A: Well, it depends what type of party you are going to have and how many people! Will it basically be a bouldering session with a few close friends with a break for cake? Or are you planning on a loud bash, complete with tons of people, alcohol, smoking, and loud music? The first is okay, the second is absolutely not! So, if you do have a party for your friend, make sure that you are doing it in a way that is courteous and respectful of the environment and the people nearby. Keep the group size down, keep the noise down, make sure to clean up all of your trash, act respectfully, and don’t smoke.
Q: I’m going climbing outside for the first time. After taking part in Adopt-A-Crag events, I know that I definitely don’t want to litter or graffiti. How else can I make sure that I act appropriately outside?
A: Great question! We are glad that you are so conscientious, and we hope you encourage your friends to be as well! The Access Fund has great information on how to go from gym to crag, climbing respectfully in large groups, what a responsible climber does, and climbing in different environments.

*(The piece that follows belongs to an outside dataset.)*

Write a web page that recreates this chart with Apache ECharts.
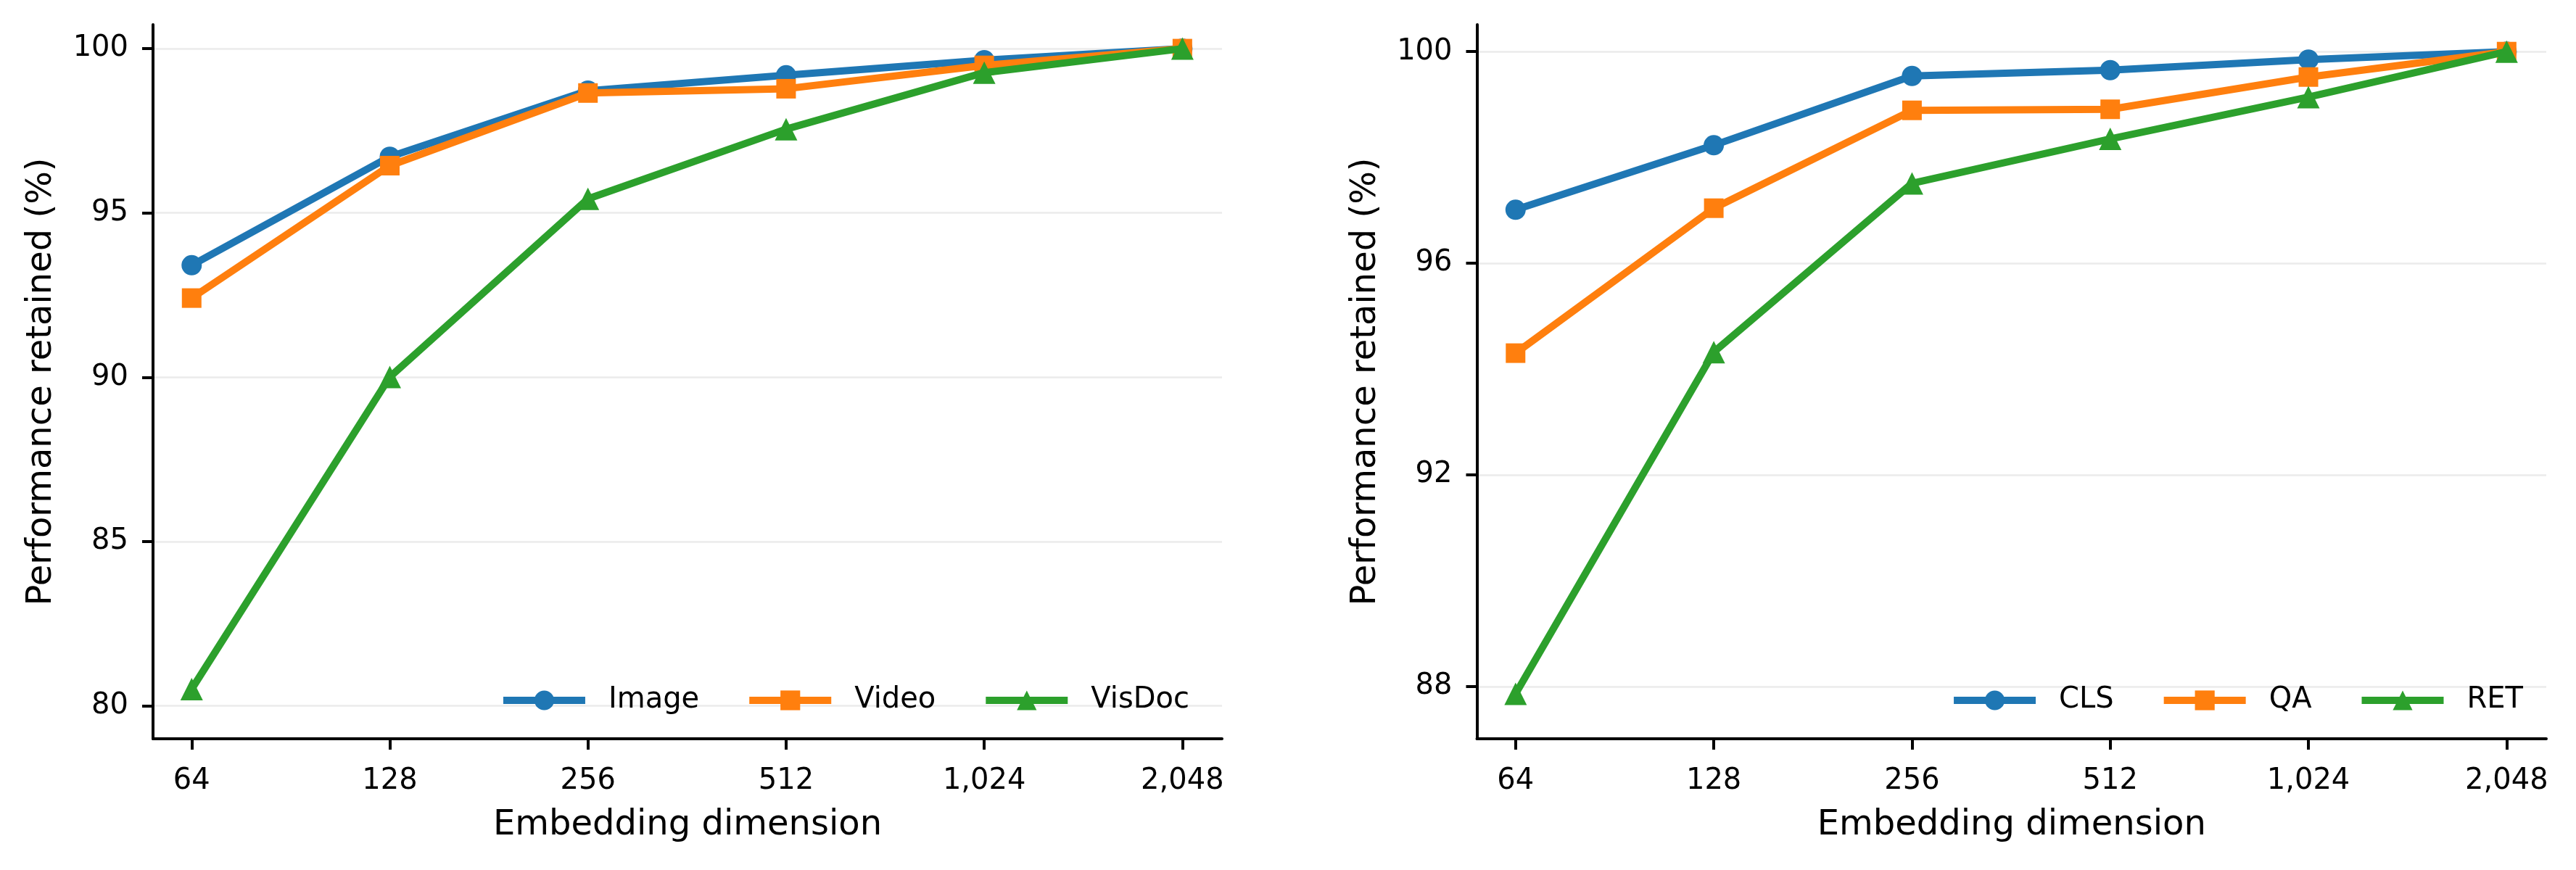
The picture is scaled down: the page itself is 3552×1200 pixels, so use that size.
<!DOCTYPE html>
<html>
<head>
<meta charset="utf-8">
<script src="https://cdn.jsdelivr.net/npm/echarts@6/dist/echarts.min.js"></script>
<style>
html,body{margin:0;padding:0;background:#fff;}
#chart{width:3552px;height:1200px;}
</style>
</head>
<body>
<div id="chart"></div>
<script>
// ---- data ----
const xLabels = ['64', '128', '256', '512', '1,024', '2,048'];

const leftNames = ['Image', 'Video', 'VisDoc'];
const imageVals  = [93.41, 96.71, 98.72, 99.19, 99.65, 100.0];
const videoVals  = [92.41, 96.44, 98.65, 98.78, 99.49, 100.0];
const visdocVals = [80.51, 90.01, 95.43, 97.55, 99.27, 100.0];
const leftYTicks = [80, 85, 90, 95, 100];

const rightNames = ['CLS', 'QA', 'RET'];
const clsVals = [97.01, 98.23, 99.54, 99.65, 99.85, 100.0];
const qaVals  = [94.30, 97.04, 98.89, 98.91, 99.52, 100.0];
const retVals = [87.86, 94.32, 97.51, 98.35, 99.14, 100.0];
const rightYTicks = [88, 92, 96, 100];

const yTitle = 'Performance retained (%)';
const xTitle = 'Embedding dimension';

// ---- styling ----
const colors = ['#1f77b4', '#ff7f0e', '#2ca02c'];
const symbols = ['circle', 'rect', 'triangle'];
const symbolSizes = [28, 27, 31];
const FONT = 'DejaVu Sans';
const xIdx = xLabels.map((_, i) => i);

function toPts(vals) { return vals.map((v, i) => [xIdx[i], v]); }

function xAxis(gi) {
  return {
    type: 'value', gridIndex: gi, min: -0.195, max: 5.2,
    name: xTitle, nameLocation: 'middle', nameGap: 96,
    nameTextStyle: {fontFamily: FONT, fontSize: 48, color: '#000'},
    axisLine: {show: true, onZero: false, lineStyle: {color: '#000', width: 4}},
    axisTick: {show: true, inside: false, length: 15, lineStyle: {color: '#000', width: 4}, customValues: xIdx},
    axisLabel: {show: true, margin: 39, fontFamily: FONT, fontSize: 40, color: '#000',
      customValues: xIdx, formatter: v => xLabels[Math.round(v)]},
    splitLine: {show: false}
  };
}
function yAxis(gi, min, max, ticks) {
  return {
    type: 'value', gridIndex: gi, min: min, max: max,
    name: yTitle, nameLocation: 'middle', nameGap: 129,
    nameTextStyle: {fontFamily: FONT, fontSize: 48, color: '#000'},
    axisLine: {show: true, onZero: false, lineStyle: {color: '#000', width: 4}},
    axisTick: {show: true, inside: false, length: 15, lineStyle: {color: '#000', width: 4}, customValues: ticks},
    axisLabel: {show: true, margin: 34, fontFamily: FONT, fontSize: 40, color: '#000',
      customValues: ticks, formatter: v => String(v)},
    splitLine: {show: true, lineStyle: {color: '#ebebeb', width: 2.5}}
  };
}
function series(name, vals, k, gi) {
  return {
    type: 'line', name: name, xAxisIndex: gi, yAxisIndex: gi,
    data: toPts(vals), symbol: symbols[k], symbolSize: symbolSizes[k], showSymbol: true,
    lineStyle: {color: colors[k], width: 10},
    itemStyle: {color: colors[k], borderWidth: 0},
    emphasis: {disabled: true}, z: 2 + k
  };
}
function legend(names, right) {
  return {
    data: names, orient: 'horizontal', right: right, top: 946, padding: 0,
    itemWidth: 113, itemHeight: 34, itemGap: 64,
    lineStyle: {width: 10},
    textStyle: {fontFamily: FONT, fontSize: 40, color: '#000', padding: [0, 0, 0, 27]},
    selectedMode: false
  };
}

const chart = echarts.init(document.getElementById('chart'), null, {renderer: 'canvas'});
chart.setOption({
  animation: false,
  backgroundColor: '#fff',
  color: colors,
  grid: [
    {left: 211, top: 34, width: 1474, height: 985, outerBoundsMode: 'none', containLabel: false},
    {left: 2036.5, top: 34, width: 1474.5, height: 985, outerBoundsMode: 'none', containLabel: false}
  ],
  xAxis: [xAxis(0), xAxis(1)],
  yAxis: [yAxis(0, 79, 100.73, leftYTicks), yAxis(1, 87.01, 100.51, rightYTicks)],
  legend: [legend(leftNames, 1912), legend(rightNames, 73)],
  series: [
    series(leftNames[0], imageVals, 0, 0),
    series(leftNames[1], videoVals, 1, 0),
    series(leftNames[2], visdocVals, 2, 0),
    series(rightNames[0], clsVals, 0, 1),
    series(rightNames[1], qaVals, 1, 1),
    series(rightNames[2], retVals, 2, 1)
  ]
});
</script>
</body>
</html>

Q: I love climbing; I hate walking to the crag. Oftentimes, the main trail just takes so long! At St. Helena, I could cut the distance down greatly by cutting the switchbacks. One person walking off trail won’t do that much harm, right?
A: Wrong! Is getting to the crag tough? Maybe. But it’s time to toughen up! Walking off trail can greatly damage the area and contribute to erosion – even just from you. Always stay on the main trail. Keep your social leanings for posting your adventures on social media – not making social trails!